Level of difficulty: Advanced
Editors at Uni-edit often need to correct the use of hyphens during English editing of manuscripts. Correct use of hyphens shows the author’s advanced command of English and helps to make detailed descriptions clear.
The hyphen, which is a very short horizontal line that looks like this ‘-‘, is very helpful to disambiguate modified words, which will make your writing clearer. Hyphens are used often in all academic writing in English.
Hyphens cause writers more trouble than any other form of punctuation, except perhaps commas. This may be because the hyphen has no analogue in speech; it is punctuation created purely by the needs of print. The point of the hyphen is to avoid ambiguity for the reader.
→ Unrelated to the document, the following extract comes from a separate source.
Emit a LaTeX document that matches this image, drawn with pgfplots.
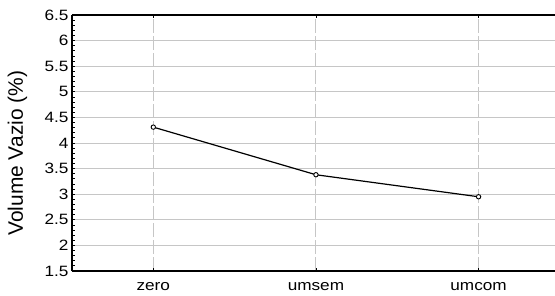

Let’s look at some common uses and misuses:
Create a compound word using a hyphen
Correct: the well-known actor
Incorrect: the well known actor
In this example, ‘well-known’ is a compound word that modifies ‘actor’. The hyphen indicates that the ‘well’ applies to only the ‘known’ and does not apply to the ‘actor’. That is, it is the actor is not both well and known.
Correct: the out-of-date curriculum
Correct: short-term solution
Make the modification clear using a hyphen
Correct: He is a small-businessman.
Incorrect: He is a small businessman.
Above, to indicate that it is the business that is small, and not the man who is small, we need the hyphen. Below is another example, where both situations are correct but have different meanings.
Correct: A light-green suitcase is pale in color.
Here the suitcase’s color is described.
Correct: A light green suitcase is not heavy.
Here the suitcase is both light in weight and is green.